Giving peace a chance
Having spent one year in Sudan, Yu Min, the 44-year old Chinese military officer, is now back again in classroom, staying with his students. With his unforgettable experiences as the chief medical officer of the United Nations peacekeeping mission in Sudan, Yu also had more practical field knowledge to share with his students and colleagues.
It is a business about life and death, it is a business that requires not only capability, but also responsiblity, says Yu, recalling his mission in the African country.
"In Sudan, I have to keep my mobile on because emergency calls could come at any time and they need an answer from me and no time can be wasted," Yu told China Daily.
Yu still remembers how a Chinese medical team saved the life of an Indian soldier in November. The man suffered head injuries and required immediate surgery.
It would have been a tough surgery even in a well-equipped city hospital, says Yu, who joined the UN peacekeeping mission in Sudan last July.
He says that it was a miracle that the surgery was successful in a field hospital, where necessary equipments and medication are sometimes lacking.
For pulling the soldier back from the brink of death, the Force Commander of UN peacekeeping troops awarded the Chinese doctor with a Commendation. However, there was also the time when the colonel couldn't do anything to help from losing a patient.
One night Yu was woken by an emergency call and was told that an Egyptian officer was shot in Darfur in western Sudan and needed urgent treatment. Yu spent the rest of the night trying to evacuate him to a UNMIS (United Nations Mission in Sudan) hospital, but it proved tremendously difficult since the state of the patient was critical.
"The United Nations' only clinic there couldn't do the operation. I tried to ask help from other organizations, but it was too late," Yu says.
To avoid a similar tragedy from occurring in the future, Yu is expected to visit Darfur in the coming weeks to establish UN hospitals in the region. It is reported that the United Nations will set up two hospitals, with one manned by Pakistani doctors and the other by Egyptian ones.
In addition to dealing with emergencies, Yu is also in charge of the day-to-day operation of his UN medical team.
The members of his team come from many different countries and each seems to speak his or her own dialect of English. Coordination is a major challenge, he says.
"When I first took the position last July, I had to cock up my ears so that I wouldn't miss or misunderstand them (UN team)," Yu says.
"But now there is no barrier between us."
Having been teaching medicine for more than 20 years in the Forth Military Medical University in Northwest China's Shaanxi Province, Yu speaks good English and has so far trained six doctors and more than 30 postgraduates.

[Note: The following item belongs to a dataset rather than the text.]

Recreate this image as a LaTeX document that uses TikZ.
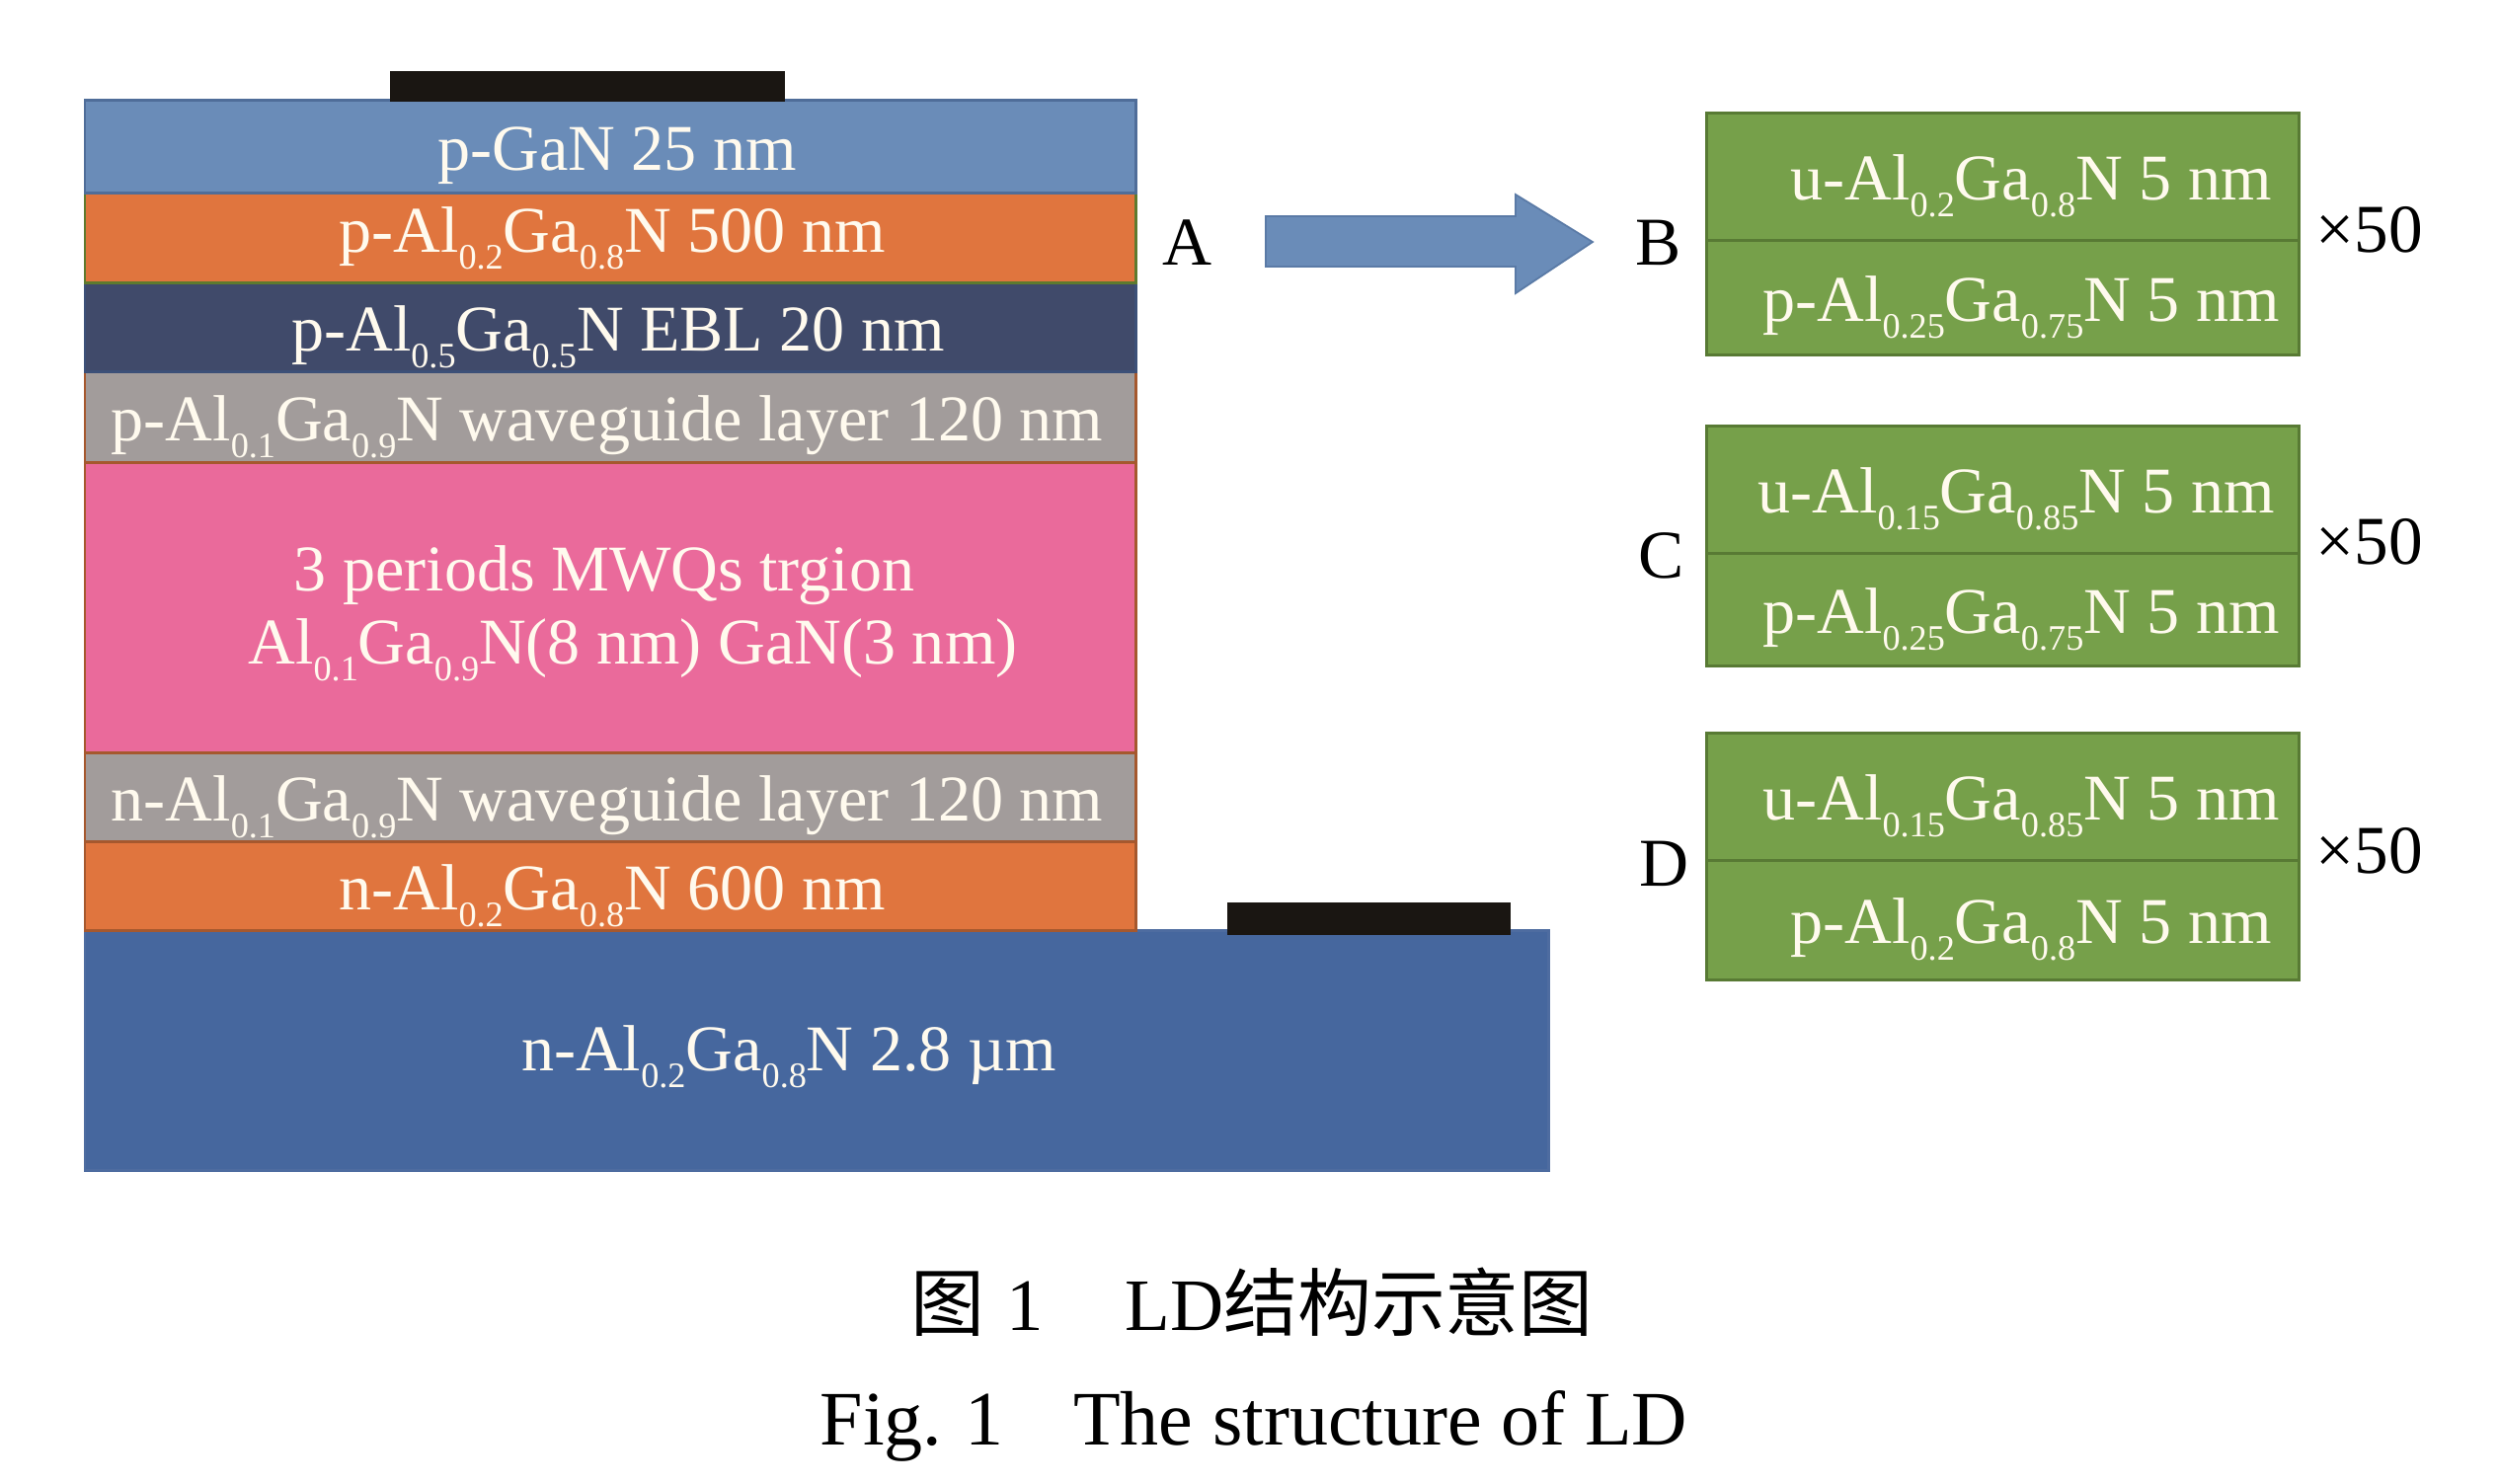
\documentclass[tikz,border=0pt]{standalone}
\usepackage{fontspec}
\setmainfont{Liberation Serif}
\newfontfamily\cjk{Noto Sans CJK SC}
\usepackage{graphicx}
\definecolor{pganc}{RGB}{106,140,184}
\definecolor{pganb}{RGB}{79,109,153}
\definecolor{orangec}{RGB}{224,117,62}
\definecolor{oliveb}{RGB}{94,122,46}
\definecolor{brownb}{RGB}{165,88,46}
\definecolor{eblc}{RGB}{64,74,106}
\definecolor{eblb}{RGB}{60,80,120}
\definecolor{grayc}{RGB}{162,156,155}
\definecolor{pinkc}{RGB}{234,106,155}
\definecolor{subc}{RGB}{70,103,158}
\definecolor{subb}{RGB}{78,108,160}
\definecolor{greenc}{RGB}{118,160,74}
\definecolor{greenb}{RGB}{88,122,52}
\definecolor{txtc}{RGB}{255,250,238}
\definecolor{contc}{RGB}{26,22,18}
\definecolor{arrb}{RGB}{90,122,166}
\newcommand{\dn}[1]{\raisebox{-0.25em}{\fontsize{10.3pt}{10.3pt}\selectfont #1}}
\tikzset{
  lay/.style={line width=0.85pt},
  ltxt/.style={text=txtc, font=\fontsize{18.8pt}{22pt}\selectfont, inner sep=0pt, text height=12.4pt, text depth=0pt},
  lbl/.style={text=black, font=\fontsize{19.7pt}{23pt}\selectfont, inner sep=0pt, text height=13pt, text depth=0pt},
  capt/.style={text=black, inner sep=0pt, anchor=base},
}
\begin{document}
\begin{tikzpicture}[x=0.01cm,y=-0.01cm]
\useasboundingbox (0,0) rectangle (2530,1502);
% substrate
\draw[lay, fill=subc, draw=subb] (86,942) rectangle (1568,1185);
% layers
\draw[lay, fill=orangec, draw=brownb] (86,852) rectangle (1150,942);
\draw[lay, fill=grayc, draw=brownb] (86,762) rectangle (1150,852);
\draw[lay, fill=pinkc, draw=brownb] (86,468) rectangle (1150,762);
\draw[lay, fill=grayc, draw=brownb] (86,376) rectangle (1150,468);
\draw[lay, fill=eblc, draw=eblb] (86,286) rectangle (1150,376);
\draw[lay, fill=orangec, draw=oliveb] (86,195) rectangle (1150,286);
\draw[lay, fill=pganc, draw=pganb] (86,101) rectangle (1150,195);
% contacts
\fill[contc] (395,72) rectangle (795,103);
\fill[contc] (1243,914) rectangle (1530,947);
% layer labels
\node[ltxt] (tpgan) at (625,151) {p-GaN 25 nm};
\node[ltxt] (tporange) at (620,234) {p-Al\dn{0.2}Ga\dn{0.8}N 500 nm};
\node[ltxt] (tebl) at (626,334) {p-Al\dn{0.5}Ga\dn{0.5}N EBL 20 nm};
\node[ltxt] (tpwg) at (615,425) {p-Al\dn{0.1}Ga\dn{0.9}N waveguide layer 120 nm};
\node[ltxt] (tmqa) at (612,577) {3 periods MWQs trgion};
\node[ltxt] (tmqb) at (641,651) {Al\dn{0.1}Ga\dn{0.9}N(8 nm) GaN(3 nm)};
\node[ltxt] (tnwg) at (615,810) {n-Al\dn{0.1}Ga\dn{0.9}N waveguide layer 120 nm};
\node[ltxt] (tnorange) at (620,900) {n-Al\dn{0.2}Ga\dn{0.8}N 600 nm};
\node[ltxt] (tsub) at (799,1063) {n-Al\dn{0.2}Ga\dn{0.8}N 2.8 µm};
% block arrow
\draw[line width=0.5pt, fill=pganc, draw=arrb] (1282,219) -- (1535,219) -- (1535,197) -- (1613,245) -- (1535,297) -- (1535,270) -- (1282,270) -- cycle;
% letters
\node[lbl] (la) at (1202,246) {A};
\node[lbl] (lb) at (1680,246) {B};
\node[lbl] (lc) at (1683,563) {C};
\node[lbl] (ld) at (1685,875) {D};
% green boxes
\draw[lay, fill=greenc, draw=greenb] (1728,114) rectangle (2328,243);
\draw[lay, fill=greenc, draw=greenb] (1728,243) rectangle (2328,359);
\draw[lay, fill=greenc, draw=greenb] (1728,431) rectangle (2328,560);
\draw[lay, fill=greenc, draw=greenb] (1728,560) rectangle (2328,674);
\draw[lay, fill=greenc, draw=greenb] (1728,742) rectangle (2328,871);
\draw[lay, fill=greenc, draw=greenb] (1728,871) rectangle (2328,992);
\node[ltxt] (tb1) at (2057,181) {u-Al\dn{0.2}Ga\dn{0.8}N 5 nm};
\node[ltxt] (tb2) at (2047,304) {p-Al\dn{0.25}Ga\dn{0.75}N 5 nm};
\node[ltxt] (tc1) at (2042,498) {u-Al\dn{0.15}Ga\dn{0.85}N 5 nm};
\node[ltxt] (tc2) at (2047,620) {p-Al\dn{0.25}Ga\dn{0.75}N 5 nm};
\node[ltxt] (td1) at (2047,809) {u-Al\dn{0.15}Ga\dn{0.85}N 5 nm};
\node[ltxt] (td2) at (2057,934) {p-Al\dn{0.2}Ga\dn{0.8}N 5 nm};
% x50
\node[lbl] (xb) at (2400,233) {×50};
\node[lbl] (xc) at (2400,549) {×50};
\node[lbl] (xd) at (2400,862) {×50};
% caption
\node[capt, font=\fontsize{21.3pt}{24pt}\selectfont] (cap1) at (1268,1347) {{\cjk 图}\hspace{0.3em}1\hspace{1.1em}LD{\cjk 结构示意图}};
\node[capt, font=\fontsize{22.2pt}{26pt}\selectfont] (cap2) at (1270,1463) {Fig.\hspace{0.3em}1\hspace{0.9em}The structure of LD};
\end{tikzpicture}
\end{document}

As the Senior National Representative of China in UNMIS, with the highest military rank among 435 Chinese peacekeeping troops in Sudan, including 275 military engineers, 100 transportation staff and 60 doctors, the colonel was also consulted by the United Nations on anything, which Chinese peacekeepers were involved.
In places such as South Sudan where small-scale conflicts are still going on and lots of mines are left after a two-decade civil war, danger arises at any time. "Our soldiers may be injured by a mine blast, a hostile attack or even road traffic accidents. And our job is to try our best to save their lives and their limbs. Beside these, the environmental health and hygiene is important for the health and well-being of the peacekeepers," says Yu, who traveled frequently between Khartoum and sectors in South Sudan.
The operational environment in the mission is a huge challenge, therefore medical personnel need not only excellent medical skills, but also a lot of heart and soul, he says.